I swatched both of my ideas with some scrap yarn, and I may go with this and avoid the short rows entirely. Unfortunately, while picking up from the provisional chain works well enough, unzipping the chain later does not.

Campside altered.jpg

OK, enough playing around. Time to actually cast on this sweater!

I’ll add that I finally found the list of abbreviations on the very last page of this pattern. I’d have noticed sooner in paper, but stopped reading on my devices when I hit the schematic. Note to self: At least look at every single page in future!

The designer, Alicia Plummer, is very responsive on Ravelry. She had indeed gotten mixed up between comment threads when she said that short rows weren’t needed for this pattern. She has several “Campside” designs, so it’s easy to see how it happened.

I’m sorry to say your photos aren’t showing for me. Are you aware that you can add more short rows if you want, if you choose to use short rows. You can also alter the number of stitches between turns and use more or fewer if that works better for you. I just do what looks like it should work when I do them. If it’s not right then I assess and rework them. I think you have a good idea of what you want to accomplish and will figure it out I’m sure. I use short row shaping in every sweater I make for myself to make the neck and sleeves fit better, also for too much bust. I like your idea of casting on part of the sweater then increasing or casting on more stitches at the ends of rows and will try it myself.

Huh. Wonder why the pics don’t show. I’ll try directly from my phone.
Knitted as per pattern:


Swatch using your tip to re-order the GSRs:

Swatch with provisional cast on and rows decreased at front edge, not short rows:

IMO the yellow looks best, then the one of above it. I like the per pattern one least. What are you thinking you’ll do? After all what works for you and gives the desired result is what matters.

I’ll do like the yellow one, except without the provisional CO. It looks tidiest to me to eliminate the short rows in the fabric, just increasing at the seams and edges. Your way is good, too, but has the short rows crossing the raglan line without increases, which interrupts it a bit visually. Hard to see in the dark yarn. I’m sure yet another re-write could account for increases on those short rows, but I’m kind of over this extended testing phase. I’ve learned a LOT, though, so it’s not like it’s wasted effort.

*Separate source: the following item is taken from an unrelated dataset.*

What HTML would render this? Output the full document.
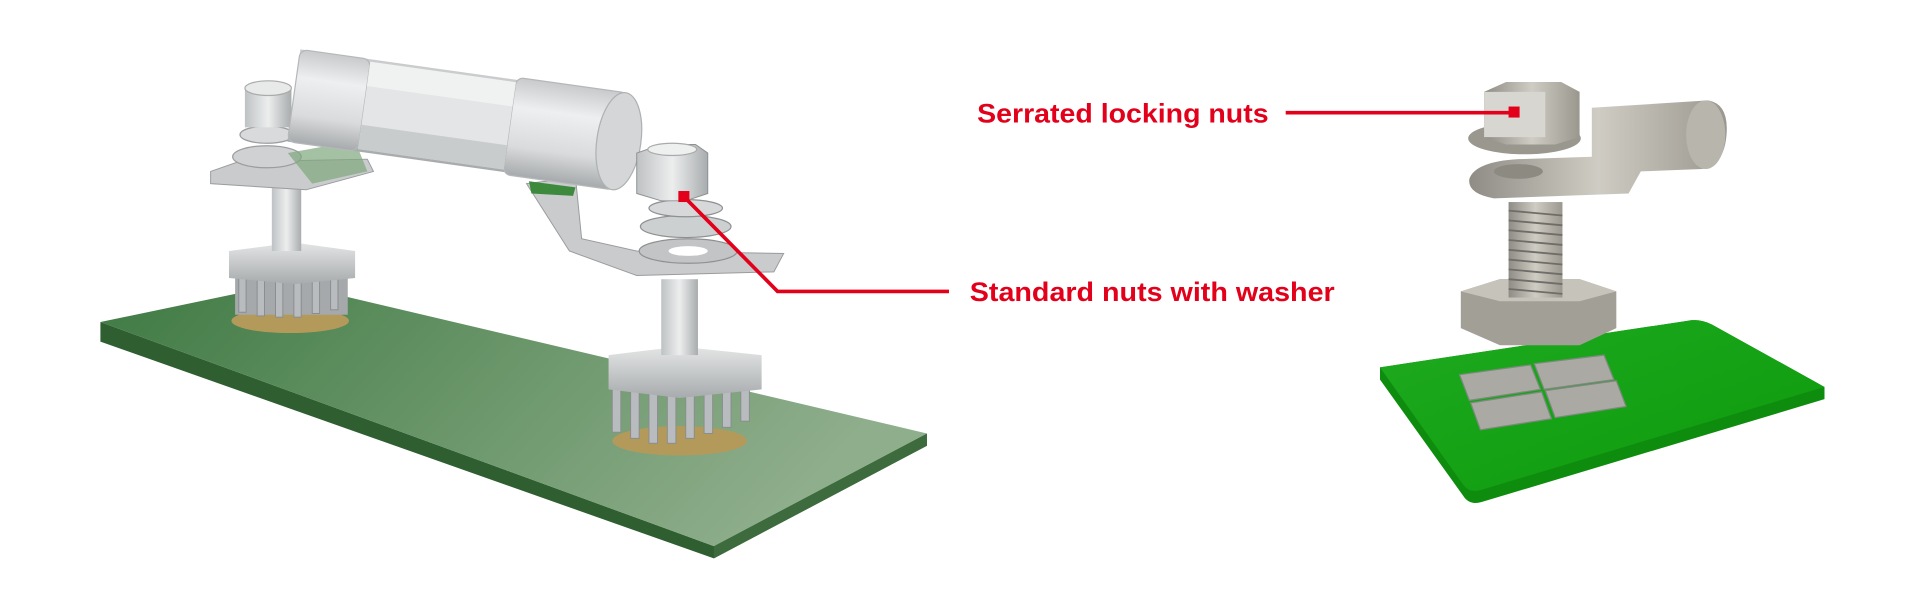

I’m no help but cheering you on. My vote goes for the yellow test too, looks the neatest and most ordered.
Very nice.

Yes, just piling on here. Another vote for the yellow.
I had a pattern that began with a provisional and then went straight to short rows. I had to modify it to at least work a row before starting in on the short rows
I like your yellow solution!

When I work short rows across raglan lines I work the increases. I’ll work an extra stitch or two past the increase to avoid the turn in the increase stitch. Since I prefer working increases on the RS of the work that can take some on the fly fiddling and figuring and then one RS row might not get an increase on one raglan while the other does after the last short row is completed. In the end it doesn’t show.

IMO working short rows on the cast on row is not best practice. When I do pick up and knit set in sleeves (seamless) I work a full round into the cast on (picked up stitches) before beginning the short row shaping. After adjusting tension in the cast on round it looks a lot better than when I’ve done the short rows without a full round first.

I’ve also noticed that many knitters consider the cast on done when a crochet cast on in waste yarn is finished and do a row with knits and purls into it then the waste yarn is hard to remove. As I see it the actual cast on is with the project yarn and I learned the hard way to work it in all knits. Picking up stitches in a crochet chain has the cast on with project yarn so the first row worked into waste yarn stitches is achieving the same thing.